Perlu dicatat bahwa simulasi ini dipertimbangkan pada tahun setelah Pandemi flu babi H1N1 2009, yang dinyatakan sebagai upaya yang benar-benar korup di bawah naungan WHO bekerjasama dengan Big Pharma yang mengembangkan program vaksin bernilai miliaran dolar.

“Pemerintah Dunia”

Instruksi dikirimkan ke pemerintah nasional di seluruh dunia. Kampanye ketakutan memainkan peran penting dalam membangun penerimaan dan kepatuhan sosial terhadap “kedaulatan supranasional dari elite intelektual dan bankir”.

Tata kelola global menetapkan konsensus yang kemudian dikenakan pada pemerintah nasional “berdaulat” di seluruh dunia, yang dinyatakan oleh David Rockefeller sebagai “penentuan nasib sendiri secara nasional yang dipraktikkan di abad-abad lalu”. Pada dasarnya, ini adalah bentuk perpanjangan dari “perubahan rezim”.
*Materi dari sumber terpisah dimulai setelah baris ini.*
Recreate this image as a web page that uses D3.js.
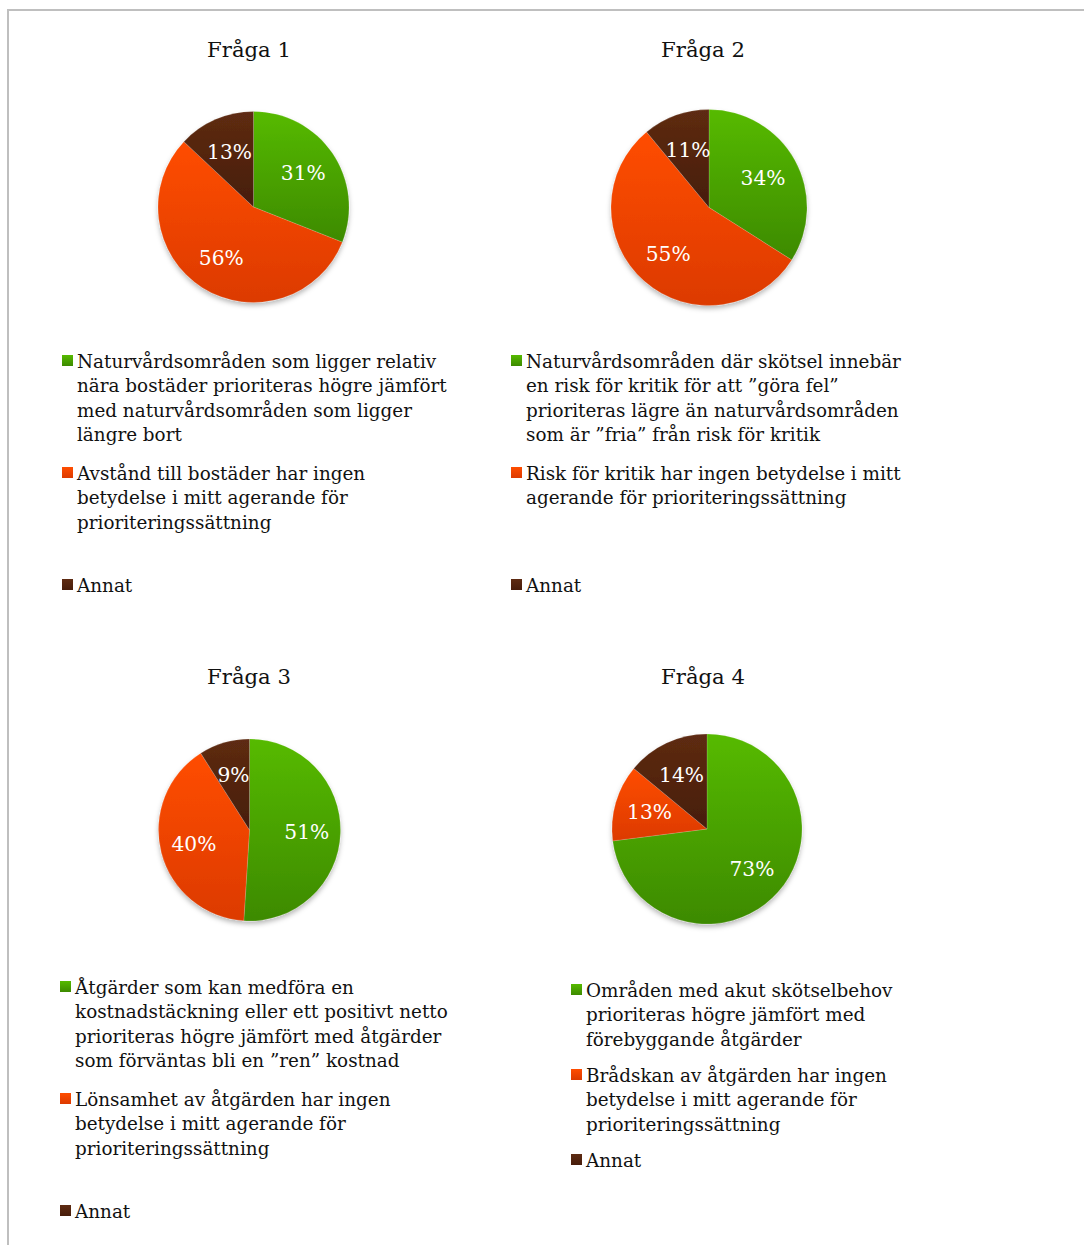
<!DOCTYPE html>
<html><head><meta charset="utf-8">
<script src="https://cdn.jsdelivr.net/npm/d3@7/dist/d3.min.js"></script>
<style>body{margin:0;background:#fff}svg{display:block}</style>
</head><body>
<svg id="c" width="1084" height="1245"></svg>
<script>
const titles = ["Fråga 1","Fråga 2","Fråga 3","Fråga 4"];
const categories = ["A","B","Annat"];
const q1 = [31,56,13];
const q2 = [34,55,11];
const q3 = [51,40,9];
const q4 = [73,13,14];
const legend1 = [["Naturvårdsområden som ligger relativ","nära bostäder prioriteras högre jämfört","med naturvårdsområden som ligger","längre bort"],["Avstånd till bostäder har ingen","betydelse i mitt agerande för","prioriteringssättning"],["Annat"]];
const legend2 = [["Naturvårdsområden där skötsel innebär","en risk för kritik för att ”göra fel”","prioriteras lägre än naturvårdsområden","som är ”fria” från risk för kritik"],["Risk för kritik har ingen betydelse i mitt","agerande för prioriteringssättning"],["Annat"]];
const legend3 = [["Åtgärder som kan medföra en","kostnadstäckning eller ett positivt netto","prioriteras högre jämfört med åtgärder","som förväntas bli en ”ren” kostnad"],["Lönsamhet av åtgärden har ingen","betydelse i mitt agerande för","prioriteringssättning"],["Annat"]];
const legend4 = [["Områden med akut skötselbehov","prioriteras högre jämfört med","förebyggande åtgärder"],["Brådskan av åtgärden har ingen","betydelse i mitt agerande för","prioriteringssättning"],["Annat"]];

const colorTop = ["#56ba00","#ff4d00","#5e2b12"];
const colorBot = ["#3d8a00","#dc3a00","#471d0b"];

const panels = [
  {title:titles[0], values:q1, legend:legend1, cx:253.5, cy:207, r:95.5, tx:249, ty:57, lx:62, ly:[368,480,592]},
  {title:titles[1], values:q2, legend:legend2, cx:709, cy:207.5, r:98, tx:703, ty:57, lx:511, ly:[368,480,592]},
  {title:titles[2], values:q3, legend:legend3, cx:249.5, cy:830, r:91, tx:249, ty:684, lx:60, ly:[994,1106,1218]},
  {title:titles[3], values:q4, legend:legend4, cx:707, cy:829, r:95, tx:703, ty:684, lx:571, ly:[997,1082,1167]}
];
const FONT = "'DejaVu Serif', Georgia, serif";
const svg = d3.select("#c");
const defs = svg.append("defs");
categories.forEach((c,i)=>{
  const g = defs.append("linearGradient").attr("id","g"+i).attr("x1",0).attr("y1",0).attr("x2",0).attr("y2",1);
  g.append("stop").attr("offset","0%").attr("stop-color",colorTop[i]);
  g.append("stop").attr("offset","100%").attr("stop-color",colorBot[i]);
});
const f = defs.append("filter").attr("id","sh").attr("x","-20%").attr("y","-20%").attr("width","140%").attr("height","150%");
f.append("feDropShadow").attr("dx",0).attr("dy",3).attr("stdDeviation",2.5).attr("flood-color","#000").attr("flood-opacity",0.28);

// border
svg.append("path").attr("d","M8,1245 V10 H1084").attr("fill","none").attr("stroke","#bfbfbf").attr("stroke-width",2);

// measure font scaling
const meas = svg.append("text").attr("font-family",FONT).attr("font-size",20).text("nära bostäder prioriteras högre jämfört");
const legSize = 20*370/meas.node().getComputedTextLength();
meas.attr("font-size",24).text("Fråga 1");
const titleSize = 24*84/meas.node().getComputedTextLength();
meas.attr("font-size",22).text("31%");
const pctSize = 22*45/meas.node().getComputedTextLength();
meas.remove();

const pie = d3.pie().sort(null).value(d=>d);
panels.forEach(p=>{
  const g = svg.append("g");
  g.append("text").attr("x",p.tx).attr("y",p.ty).attr("text-anchor","middle")
    .attr("font-family",FONT).attr("font-size",titleSize).attr("fill","#111").text(p.title);
  const arc = d3.arc().innerRadius(0).outerRadius(p.r);
  const lab = d3.arc().innerRadius(p.r*0.63).outerRadius(p.r*0.63);
  const pg = g.append("g").attr("transform",`translate(${p.cx},${p.cy})`);
  const arcs = pie(p.values);
  pg.append("g").attr("filter","url(#sh)").selectAll("path").data(arcs).join("path")
    .attr("d",arc).attr("fill",(d,i)=>`url(#g${i})`).attr("stroke","rgba(255,255,255,0.25)").attr("stroke-width",0.6);
  pg.selectAll("text").data(arcs).join("text")
    .attr("transform",d=>`translate(${lab.centroid(d)})`).attr("text-anchor","middle").attr("dy","0.35em")
    .attr("font-family",FONT).attr("font-size",pctSize).attr("fill","#fff").text(d=>d.data+"%");
  p.legend.forEach((lines,i)=>{
    const y0 = p.ly[i];
    const mg = defs.append("linearGradient").attr("id",`m${p.title.slice(-1)}${i}`).attr("x1",0).attr("y1",0).attr("x2",0).attr("y2",1);
    mg.append("stop").attr("offset","0%").attr("stop-color",colorTop[i]);
    mg.append("stop").attr("offset","100%").attr("stop-color",colorBot[i]);
    g.append("rect").attr("x",p.lx).attr("y",y0-13).attr("width",11).attr("height",11).attr("fill",`url(#m${p.title.slice(-1)}${i})`);
    const t = g.append("text").attr("font-family",FONT).attr("font-size",legSize).attr("fill","#111");
    lines.forEach((ln,j)=>t.append("tspan").attr("x",p.lx+15).attr("y",y0+j*24.3).text(ln));
  });
});
</script>
</body></html>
Banyak politisi dan pejabat harus diyakinkan dan atau disuap agar operasi ini berhasil. Ini adalah bentuk “memutar lengan politik” yang tidak sopan (sambil mengapresiasi kebijakan “jarak fisik” atau “jarak sosial”).

Operasi penutupan ini mempengaruhi jalur produksi dan pasokan barang dan jasa, kegiatan investasi, ekspor dan impor, perdagangan grosir dan eceran, pengeluaran konsumen, penutupan sekolah, perguruan tinggi dan universitas, lembaga penelitian, dan lain-lain.

Pada gilirannya semua ini menyebabkan pengangguran massal, kebangkrutan perusahaan kecil dan menengah, kehancuran daya beli masyarakat, meluasnya kemiskinan dan kelaparan di pelbagai negara.

Padahal, tujuan mendasar dari restrukturisasi ekonomi global berikut konsekuensinya adalah pengondisian konsentrasi terhadap kekayaan secara besar-besaran, destabilisasi terhadap usaha kecil dan menengah di semua bidang utama kegiatan ekonomi termasuk ekonomi jasa, pertanian dan manufaktur, merongrong hak-hak pekerja, mengacaukan pasar tenaga kerja, menekan upah (dan biaya tenaga kerja) di negara maju yang berpenghasilan tinggi serta di negara berkembang yang miskin.

Keputusan untuk menutup ekonomi global dengan tujuan “menyelamatkan nyawa manusia” tidak hanya diterima sebagai sarana untuk memerangi virus, tetapi juga ditopang oleh, terutama disinformasi media-media arus utama dan kampanye akan ketakutan dan kepanikan.